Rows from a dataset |
# # # #
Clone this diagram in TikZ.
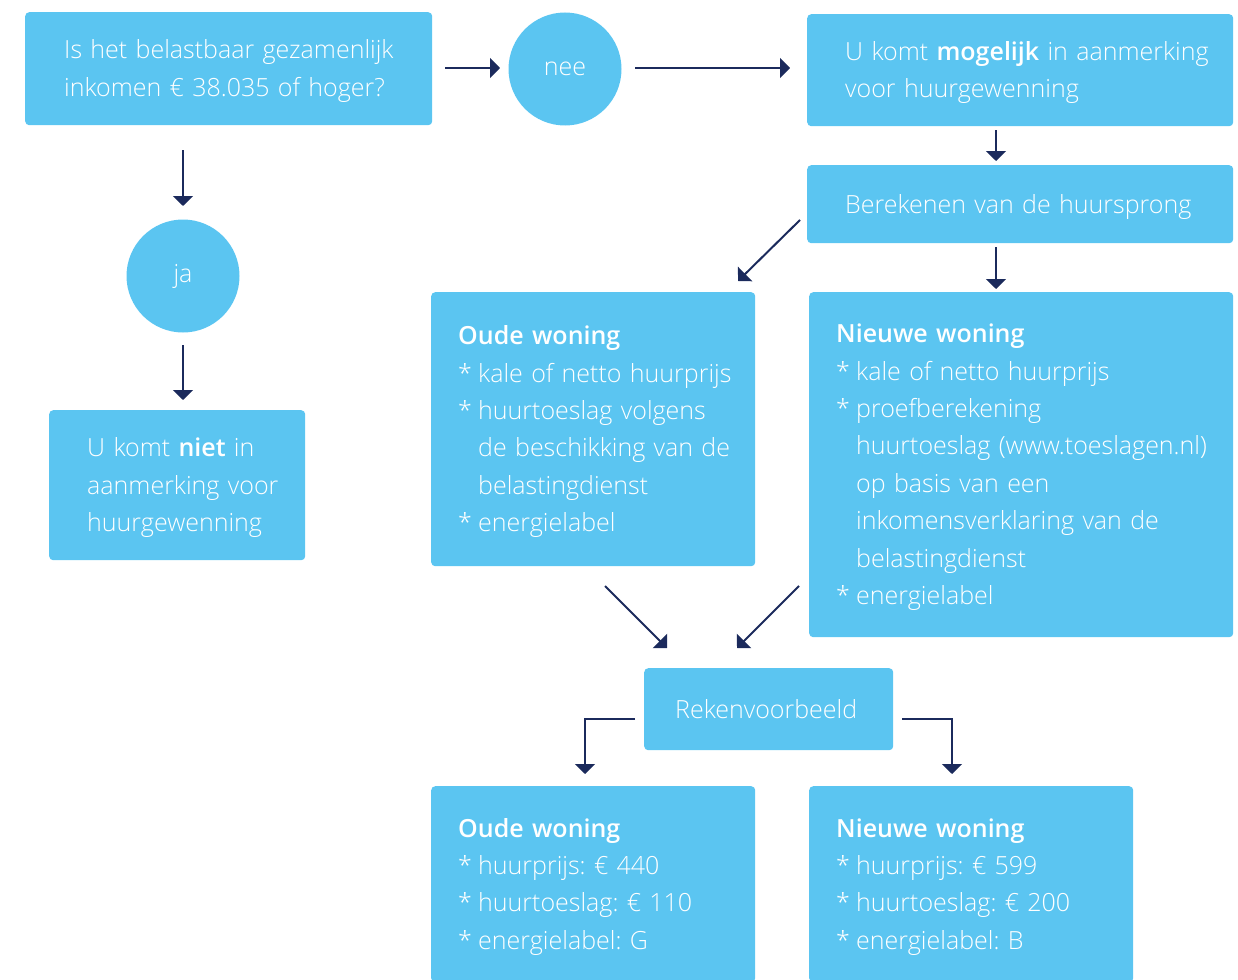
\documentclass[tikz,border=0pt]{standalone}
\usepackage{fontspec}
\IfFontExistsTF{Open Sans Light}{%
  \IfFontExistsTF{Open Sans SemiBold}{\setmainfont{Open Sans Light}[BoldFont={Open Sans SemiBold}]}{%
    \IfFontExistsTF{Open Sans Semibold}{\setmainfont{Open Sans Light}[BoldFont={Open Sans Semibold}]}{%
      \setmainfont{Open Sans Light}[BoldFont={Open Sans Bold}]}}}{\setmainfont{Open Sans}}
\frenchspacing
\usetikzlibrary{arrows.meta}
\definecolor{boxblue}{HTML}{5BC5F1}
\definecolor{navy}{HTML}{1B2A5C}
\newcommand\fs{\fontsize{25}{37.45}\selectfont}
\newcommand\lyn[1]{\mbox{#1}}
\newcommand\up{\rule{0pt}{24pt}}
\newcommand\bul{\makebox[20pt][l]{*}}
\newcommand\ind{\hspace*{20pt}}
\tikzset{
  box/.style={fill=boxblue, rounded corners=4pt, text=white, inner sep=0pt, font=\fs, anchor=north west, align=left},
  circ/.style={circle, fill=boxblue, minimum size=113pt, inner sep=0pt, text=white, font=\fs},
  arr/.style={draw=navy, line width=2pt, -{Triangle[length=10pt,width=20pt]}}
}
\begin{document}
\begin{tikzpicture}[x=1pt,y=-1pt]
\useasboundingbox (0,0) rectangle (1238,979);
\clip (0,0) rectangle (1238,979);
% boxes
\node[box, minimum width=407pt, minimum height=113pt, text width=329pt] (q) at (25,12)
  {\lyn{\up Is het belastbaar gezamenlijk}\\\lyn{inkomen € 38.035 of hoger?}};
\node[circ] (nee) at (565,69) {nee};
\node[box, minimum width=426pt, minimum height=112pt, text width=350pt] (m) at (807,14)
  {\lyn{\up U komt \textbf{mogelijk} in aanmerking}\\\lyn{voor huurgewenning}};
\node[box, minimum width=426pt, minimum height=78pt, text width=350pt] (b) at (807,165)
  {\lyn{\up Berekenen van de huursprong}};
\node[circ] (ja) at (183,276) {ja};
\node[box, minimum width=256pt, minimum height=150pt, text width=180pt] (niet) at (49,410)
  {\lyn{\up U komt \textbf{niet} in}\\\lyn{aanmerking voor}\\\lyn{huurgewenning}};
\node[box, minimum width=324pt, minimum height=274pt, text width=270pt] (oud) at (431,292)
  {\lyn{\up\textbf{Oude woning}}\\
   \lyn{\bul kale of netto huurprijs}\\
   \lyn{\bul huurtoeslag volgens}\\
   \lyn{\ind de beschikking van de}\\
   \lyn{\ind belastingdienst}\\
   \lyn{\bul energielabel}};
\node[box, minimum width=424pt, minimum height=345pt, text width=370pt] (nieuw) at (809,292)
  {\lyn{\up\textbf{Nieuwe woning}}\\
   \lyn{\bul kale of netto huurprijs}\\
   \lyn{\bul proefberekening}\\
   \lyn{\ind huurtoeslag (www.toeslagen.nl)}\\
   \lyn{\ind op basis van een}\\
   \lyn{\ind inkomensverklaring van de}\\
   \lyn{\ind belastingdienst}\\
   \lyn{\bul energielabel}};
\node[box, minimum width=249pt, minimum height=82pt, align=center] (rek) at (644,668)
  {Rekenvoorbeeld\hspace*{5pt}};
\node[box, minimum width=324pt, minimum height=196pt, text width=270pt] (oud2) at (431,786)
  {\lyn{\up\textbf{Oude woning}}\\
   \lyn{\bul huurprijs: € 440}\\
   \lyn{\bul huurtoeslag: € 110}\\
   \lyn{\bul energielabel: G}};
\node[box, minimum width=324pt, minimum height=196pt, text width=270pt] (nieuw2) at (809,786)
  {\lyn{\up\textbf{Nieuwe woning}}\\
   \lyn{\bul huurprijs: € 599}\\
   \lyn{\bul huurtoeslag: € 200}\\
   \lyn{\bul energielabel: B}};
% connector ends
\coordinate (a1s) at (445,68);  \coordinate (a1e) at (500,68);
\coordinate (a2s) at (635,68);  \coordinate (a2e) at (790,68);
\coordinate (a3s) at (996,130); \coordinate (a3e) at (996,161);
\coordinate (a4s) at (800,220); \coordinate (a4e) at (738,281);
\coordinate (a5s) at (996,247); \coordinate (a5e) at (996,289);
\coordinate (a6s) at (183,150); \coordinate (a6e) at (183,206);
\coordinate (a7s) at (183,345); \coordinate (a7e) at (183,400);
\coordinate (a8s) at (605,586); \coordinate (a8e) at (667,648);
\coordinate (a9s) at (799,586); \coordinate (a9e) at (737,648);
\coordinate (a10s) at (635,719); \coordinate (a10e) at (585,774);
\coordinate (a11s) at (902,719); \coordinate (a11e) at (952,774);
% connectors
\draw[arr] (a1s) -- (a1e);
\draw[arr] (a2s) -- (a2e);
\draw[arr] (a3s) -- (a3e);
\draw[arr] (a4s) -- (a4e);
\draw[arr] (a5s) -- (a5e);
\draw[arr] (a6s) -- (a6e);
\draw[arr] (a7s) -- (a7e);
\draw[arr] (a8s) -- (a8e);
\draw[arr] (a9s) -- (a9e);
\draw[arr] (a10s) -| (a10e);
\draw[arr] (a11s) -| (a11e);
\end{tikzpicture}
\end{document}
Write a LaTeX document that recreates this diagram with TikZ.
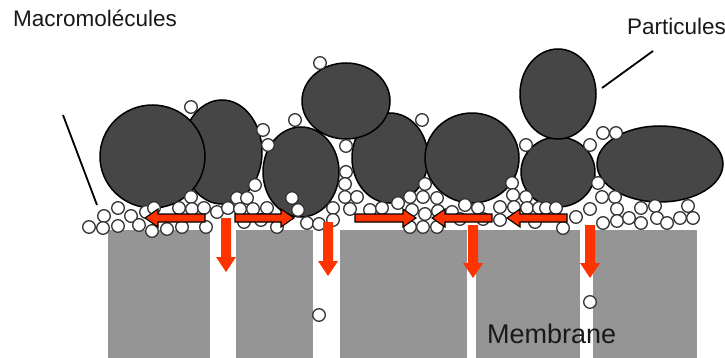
# # # #
EXERCISE DETAILS | Look through the entries and find each line that has the string "this". Copy those lines.

RESPONSE BELOW |
Clone this diagram in TikZ.
Write a LaTeX document that recreates this diagram with TikZ.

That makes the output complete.